Five years ago today, Israel signed the Abraham Accords on the White House lawn. Most Israelis, (myself included) in their wildest dreams, did not expect to see embassies, direct flights, open airspace, and genuine Gulf partnerships in their lifetime. Then the unimaginable happened, thanks to a rare convergence of interests and leaders: President Donald Trump’s team, Gulf rulers who took a strategic leap, and Prime Minister Benjamin Netanyahu championed normalization as a pillar of Israeli policy. 

Here is the hard part on the fifth anniversary of the Accords: A prominent Emirati friend told me this weekend that the Accords are with the State of Israel, not with a cabinet and not with a personality, and that Netanyahu today is a political liability.

“Netanyahu is a danger to Israel itself,” he said. “He goes against the foundations of peace, and countries in the region do not want a relationship with him.”

Trust is being tested after a bruising year and a combustible week, yet he insisted the path of peace remains open if partners defend the fundamentals that made normalization possible.

He reminded me of what responsible Arab leaders said on October 7. “It was a barbaric act,” he said. That clarity, in his view, gives moderates moral space to say the obvious: Hamas should have no role in any future Palestinian entity.

Arab-Islamic summit in Doha
Arab-Islamic summit in Doha (credit: QATAR NEWS AGENCY/REUTERS)

“The Accords cannot survive in a vacuum,” he added. “Our leader, Sheikh Mohammed bin Zayed (MBZ), still has the foundations to continue and even expand them. This is not a walk in the park; it is a walk in the jungle, but you do not give up after one crisis.”

This week’s crisis has a name: Doha. Israel’s strike targeting Hamas figures in Qatar last week triggered an emergency Arab-Islamic summit and a Geneva debate at the UN Human Rights Council. A draft resolution warned that Israeli attacks threaten coexistence and efforts to normalize ties. The UAE summoned Israel’s deputy ambassador and condemned both the strike and what it called hostile and unacceptable rhetoric from Jerusalem. 

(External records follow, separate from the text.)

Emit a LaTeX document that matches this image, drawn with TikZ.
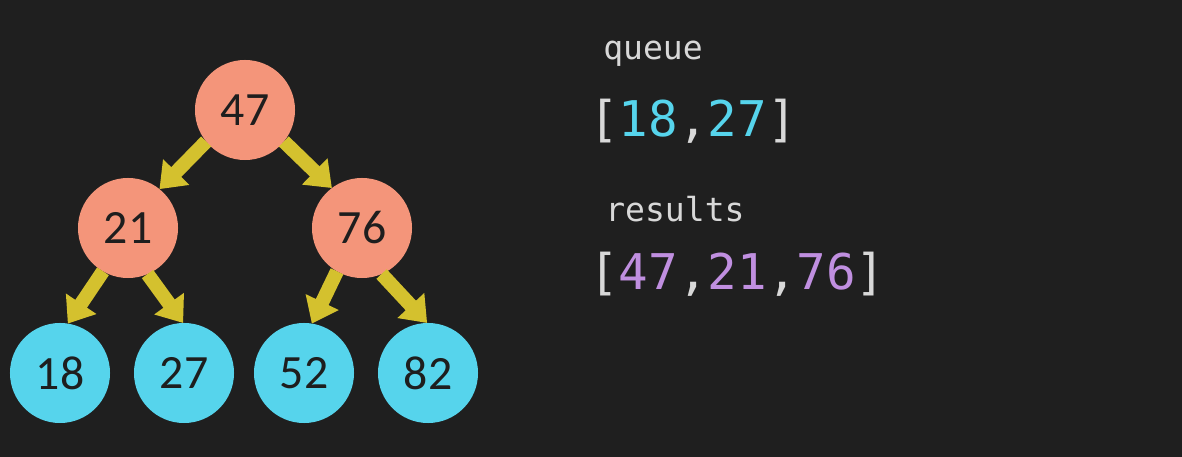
\documentclass[tikz,border=0pt]{standalone}
\usepackage{fontspec}
\setmainfont{Carlito}
\newfontfamily\codefont{DejaVu Sans Mono}
\usepackage{xcolor}
\usetikzlibrary{arrows.meta}
\definecolor{bg}{HTML}{1F1F1F}
\definecolor{salmon}{HTML}{F4957A}
\definecolor{sky}{HTML}{56D4EC}
\definecolor{mustard}{HTML}{D4C12E}
\definecolor{lilac}{HTML}{C08FE0}
\definecolor{ink}{HTML}{1E1E1E}
\definecolor{chalk}{HTML}{D8D8D8}
\tikzset{tnode/.style={circle,minimum size=2.5cm,inner sep=0pt,outer sep=0pt,text=ink,
    font=\fontsize{34}{40}\selectfont},
  parent/.style={tnode,fill=salmon},
  leaf/.style={tnode,fill=sky},
  arr/.style={-{Triangle[width=25pt,length=17pt]},line width=10pt,draw=mustard},
  label/.style={anchor=base west,inner sep=0pt,text=chalk,font=\codefont\fontsize{23.5}{28}\selectfont},
  list/.style={anchor=base west,inner sep=0pt,text=chalk,font=\codefont\fontsize{35}{42}\selectfont}}

\begin{document}
\begin{tikzpicture}[x=0.025cm,y=-0.025cm]
\fill[bg] (0,0) rectangle (1182,457);
\useasboundingbox (0,0) rectangle (1182,457);
\node[parent] (n47) at (245,110) {47};
\node[parent] (n21) at (128,228) {21};
\node[parent] (n76) at (362,228) {76};
\foreach \n/\x in {18/60,27/184,52/304,82/428}{
  \node[leaf] (n\n) at (\x,373) {\n};
}
\draw[arr] (n47.219) -- (n21.51);
\draw[arr] (n47.321) -- (n76.127);
\foreach \p/\c in {n21/n18,n76/n52}{
  \draw[arr] (\p.240) -- (\c.81);
}
\foreach \p/\c in {n21/n27,n76/n82}{
  \draw[arr] (\p.293) -- (\c.91);
}
\node[label] (qlabel) at (603,60) {queue};
\node[list] (qlist) at (589,137) {[\textcolor{sky}{18},\textcolor{sky}{27}]};
\node[label] (rlabel) at (605,222) {results};
\node[list] (rlist) at (589,290) {[\textcolor{lilac}{47},\textcolor{lilac}{21},\textcolor{lilac}{76}]};
\end{tikzpicture}
\end{document}
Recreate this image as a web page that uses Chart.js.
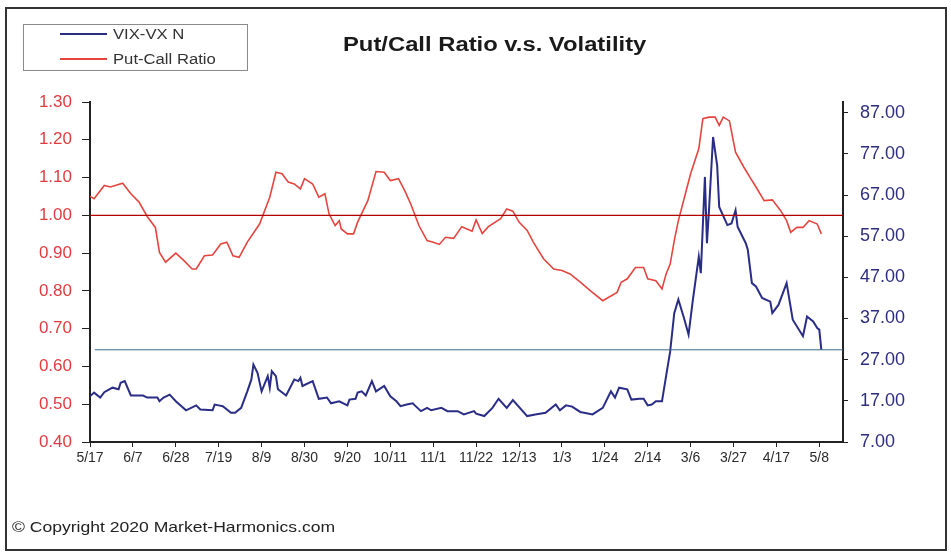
<!DOCTYPE html>
<html>
<head>
<meta charset="utf-8">
<script src="https://cdn.jsdelivr.net/npm/chart.js@4.4.1/dist/chart.umd.min.js"></script>
<style>
  html, body { margin: 0; padding: 0; background: #fff; }
  body { position: relative; width: 951px; height: 558px; overflow: hidden; font-family: 'Liberation Sans', Arial, sans-serif; }
  #frame { position: absolute; left: 5px; top: 7px; width: 942px; height: 544px; border: 2px solid #333; box-sizing: border-box; }
  #chart { position: absolute; left: 0; top: 0; }
  .stretch { position: absolute; white-space: nowrap; transform-origin: left center; }
  #title { left: 343px; top: 33px; font-size: 20px; font-weight: bold; color: #1a1a1a; transform: scaleX(1.19); line-height: 22px; }
  #legend { position: absolute; left: 23px; top: 24px; width: 225px; height: 47px; border: 1px solid #8a8a8a; box-sizing: border-box; }
  #legend .swatch { position: absolute; left: 36px; width: 47px; height: 2px; }
  #legend .label { left: 89px; font-size: 14px; color: #333; transform: scaleX(1.19); line-height: 16px; }
  #copyright { left: 12px; top: 518px; font-size: 15px; color: #222; transform: scaleX(1.17); line-height: 18px; }
</style>
</head>
<body>
<div id="frame"></div>
<canvas id="chart" width="951" height="558"></canvas>
<div id="title" class="stretch">Put/Call Ratio v.s. Volatility</div>
<div id="legend"></div>
<div id="copyright" class="stretch">© Copyright 2020 Market-Harmonics.com</div>
<script>
// days counted from 5/17/2019
const tickDays = [0, 21, 42, 63, 84, 105, 126, 147, 168, 189, 210, 231, 252, 273, 294, 315, 336, 357];
const tickLabels = ['5/17', '6/7', '6/28', '7/19', '8/9', '8/30', '9/20', '10/11', '11/1', '11/22', '12/13', '1/3', '1/24', '2/14', '3/6', '3/27', '4/17', '5/8'];
const vixTicks = [7, 17, 27, 37, 47, 57, 67, 77, 87];

// Put-Call Ratio (left axis)
const pcrDays = [0, 2, 7, 10, 16, 20, 24, 28, 32, 34, 37, 42, 46, 50, 52, 56, 60, 64, 67, 70, 73, 77, 83, 88, 91, 94, 97, 100, 103, 105, 109, 112, 115, 117, 120, 122, 123, 126, 129, 131, 136, 140, 144, 147, 151, 154, 157, 161, 165, 168, 171, 174, 178, 182, 187, 189, 192, 195, 201, 204, 207, 210, 214, 217, 222, 227, 231, 235, 240, 245, 251, 258, 260, 263, 267, 271, 273, 277, 280, 282, 284, 286, 288, 291, 294, 298, 300, 303, 306, 308, 310, 313, 316, 320, 323, 326, 330, 334, 338, 341, 343, 346, 349, 352, 356, 358];
const pcrValues = [1.05, 1.044, 1.079, 1.075, 1.085, 1.057, 1.035, 0.997, 0.968, 0.902, 0.876, 0.90, 0.88, 0.858, 0.858, 0.893, 0.895, 0.924, 0.929, 0.893, 0.889, 0.929, 0.977, 1.048, 1.114, 1.11, 1.088, 1.083, 1.07, 1.097, 1.083, 1.048, 1.057, 1.004, 0.973, 0.986, 0.964, 0.951, 0.951, 0.982, 1.039, 1.116, 1.114, 1.092, 1.097, 1.066, 1.03, 0.973, 0.933, 0.929, 0.923, 0.942, 0.939, 0.97, 0.958, 0.988, 0.952, 0.97, 0.991, 1.017, 1.011, 0.982, 0.96, 0.929, 0.885, 0.858, 0.854, 0.845, 0.823, 0.80, 0.774, 0.796, 0.823, 0.832, 0.862, 0.862, 0.832, 0.827, 0.805, 0.845, 0.871, 0.933, 0.986, 1.048, 1.11, 1.176, 1.256, 1.26, 1.26, 1.238, 1.26, 1.25, 1.167, 1.128, 1.101, 1.075, 1.039, 1.041, 1.013, 0.986, 0.955, 0.968, 0.968, 0.986, 0.977, 0.951];

// VIX (right axis)
const vixDays = [0, 2, 5, 7, 11, 14, 15, 17, 20, 26, 28, 33, 34, 36, 39, 42, 47, 52, 54, 60, 61, 63, 65, 69, 71, 74, 77, 79, 80, 82, 84, 87, 88, 89, 91, 92, 96, 100, 102, 103, 104, 109, 112, 116, 118, 122, 126, 127, 130, 131, 133, 135, 138, 140, 144, 147, 150, 152, 155, 158, 159, 162, 165, 167, 172, 175, 180, 183, 188, 189, 193, 197, 200, 204, 207, 214, 218, 223, 228, 230, 233, 236, 240, 246, 251, 255, 257, 259, 263, 265, 269, 271, 273, 275, 277, 280, 282, 284, 286, 288, 291, 293, 295, 298, 299, 301, 302, 303, 305, 307, 308, 312, 314, 316, 317, 321, 322, 324, 326, 329, 333, 334, 337, 341, 344, 349, 351, 354, 356, 357, 358];
const vixValues = [18.1, 19.0, 17.8, 19.1, 20.2, 19.8, 21.4, 21.8, 18.3, 18.3, 17.8, 17.8, 16.9, 17.8, 18.5, 16.9, 14.7, 15.9, 14.9, 14.7, 16.1, 15.9, 15.7, 14.1, 14.1, 15.3, 19.3, 22.2, 25.8, 23.8, 19.3, 23.0, 20.2, 24.2, 23.0, 19.8, 18.3, 22.2, 21.8, 22.6, 20.6, 21.8, 17.5, 17.8, 16.4, 16.9, 15.9, 17.3, 17.5, 19.0, 19.3, 18.3, 21.8, 19.3, 20.6, 18.1, 16.9, 15.7, 16.1, 16.4, 15.9, 14.5, 15.3, 14.7, 15.3, 14.5, 14.5, 13.7, 14.5, 13.9, 13.3, 15.3, 17.5, 15.3, 17.2, 13.3, 13.7, 14.1, 16.1, 14.7, 15.9, 15.6, 14.3, 13.7, 15.3, 19.3, 17.8, 20.2, 19.8, 17.3, 17.5, 17.5, 15.9, 16.1, 16.9, 16.9, 23.0, 29.0, 38.3, 41.6, 36.7, 33.1, 41.1, 52.0, 48.0, 71.4, 55.3, 63.3, 81.1, 74.2, 64.1, 59.7, 60.1, 63.3, 59.3, 55.3, 53.7, 45.6, 44.8, 42.0, 41.1, 38.3, 40.3, 45.6, 36.7, 32.7, 37.5, 36.3, 34.7, 34.3, 29.4];

// reference levels
const pcrLevel = 1.00;
const vixLevel = 29.4;

const xMax = 368.6;
const vixMax = 89.6;

Chart.defaults.font.family = "'Liberation Sans', Arial, sans-serif";

const toPoints = (days, values) => days.map((d, i) => ({x: d, y: values[i]}));

const series = [
  {label: 'VIX-VX N', color: '#2a2d86'},
  {label: 'Put-Call Ratio', color: '#e5453f'}
];

const ctx = document.getElementById('chart').getContext('2d');
const chart = new Chart(ctx, {
  type: 'line',
  data: {
    datasets: [
      {
        label: 'PCR level',
        data: [{x: 0, y: pcrLevel}, {x: xMax, y: pcrLevel}],
        yAxisID: 'yL',
        borderColor: '#b30000',
        borderWidth: 1.3
      },
      {
        label: 'VIX level',
        data: [{x: 2.4, y: vixLevel}, {x: xMax, y: vixLevel}],
        yAxisID: 'yR',
        borderColor: '#3d6a8e',
        borderWidth: 1
      },
      {
        label: series[0].label,
        data: toPoints(vixDays, vixValues),
        yAxisID: 'yR',
        borderColor: series[0].color,
        borderWidth: 2
      },
      {
        label: series[1].label,
        data: toPoints(pcrDays, pcrValues),
        yAxisID: 'yL',
        borderColor: series[1].color,
        borderWidth: 1.6
      }
    ]
  },
  options: {
    responsive: false,
    animation: false,
    elements: {
      point: { radius: 0 },
      line: { tension: 0 }
    },
    layout: {
      padding: { top: 102, bottom: 86, left: 0, right: 0 }
    },
    plugins: {
      legend: { display: false },
      tooltip: { enabled: false }
    },
    scales: {
      x: {
        type: 'linear',
        min: 0,
        max: xMax,
        afterBuildTicks: (scale) => { scale.ticks = tickDays.map(v => ({value: v})); },
        afterFit: (scale) => { scale.height = 30; },
        ticks: {
          autoSkip: false,
          maxRotation: 0,
          color: '#2a2a2a',
          font: { size: 14 },
          padding: 3,
          callback: (value, index) => tickLabels[index]
        },
        grid: { drawOnChartArea: false, tickLength: 5, color: '#222' },
        border: { color: '#222', width: 2 }
      },
      yL: {
        position: 'left',
        min: 0.4,
        max: 1.3,
        afterFit: (scale) => { scale.width = 90; },
        ticks: {
          stepSize: 0.1,
          color: '#e23b3f',
          font: { size: 17 },
          padding: 10,
          callback: (value) => value.toFixed(2)
        },
        grid: { drawOnChartArea: false, tickLength: 8, color: '#222' },
        border: { color: '#222', width: 2 }
      },
      yR: {
        position: 'right',
        min: 7,
        max: vixMax,
        afterBuildTicks: (scale) => { scale.ticks = vixTicks.map(v => ({value: v})); },
        afterFit: (scale) => { scale.width = 108; },
        ticks: {
          color: '#2e2e80',
          font: { size: 18 },
          padding: 12,
          callback: (value) => value.toFixed(2)
        },
        grid: { drawOnChartArea: false, tickLength: 5, color: '#222' },
        border: { color: '#222', width: 2 }
      }
    }
  }
});

// legend box
const legend = document.getElementById('legend');
series.forEach((s, i) => {
  const top = 8 + i * 25;
  const line = document.createElement('div');
  line.className = 'swatch';
  line.style.top = top + 'px';
  line.style.background = s.color;
  legend.appendChild(line);
  const text = document.createElement('div');
  text.className = 'stretch label';
  text.style.top = (top - 7) + 'px';
  text.textContent = s.label;
  legend.appendChild(text);
});
</script>
</body>
</html>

On Sunday, Sky News Arabia’s general manager Nadim Koteich put the same dilemma on television in his own words. “Some in the region are now raising the ceiling of expectations, suggesting the Doha summit might go as far as freezing ties with Israel or reviewing security agreements with Washington,” he said. “But frankly, this logic of escalation is the very mindset that brought us here in the first place.”

He pushed a thought experiment: even if Abu Dhabi canceled the Accords, Egypt withdrew from Camp David, Jordan suspended Wadi Araba, and the Palestinian Authority ended security coordination, “what would change for the Palestinian people? Nothing.” His bottom line was stark: tearing up frameworks has produced dead ends, and it is Hamas and the “resistance axis” that brought the region to this point.

Context matters on an anniversary. The Accords, launched on September 15, 2020, normalized relations between Israel and the United Arab Emirates and Bahrain, followed by Morocco and a halting track with Sudan. Whatever one’s politics, this created a new architecture, especially in the UAE relationship, that tied together governments, economies, and people. 

"Do not burn the only tools that have built something"

The economic spine is real. The UAE–Israel Comprehensive Economic Partnership Agreement entered into force on April 1, 2023, cutting tariffs on most goods and opening services. It still anchors daily commerce even during a difficult two years. Policy can and should be debated, but the instruments of cooperation are not a matter of social media posturing. They are the tools that turn resilience into routine.

So what does year five demand? My Emirati friend’s view is that peace is achievable and the Accords remain strong, with room to grow if its foundations are defended. His caveat is explicit. Netanyahu and his government are among the main obstacles right now, because they make it harder for Arab leaders to defend the project at home.

In addition, Koteich’s warning points arrive at the same conclusion from a different angle: do not burn the only tools that have built something. Use them to tie normalization to tangible steps for civilians, insist that any mediator pass a behavioral test, and keep a credible horizon alive. That is how you protect the Accords, and that is how you protect the possibility of a two-state future.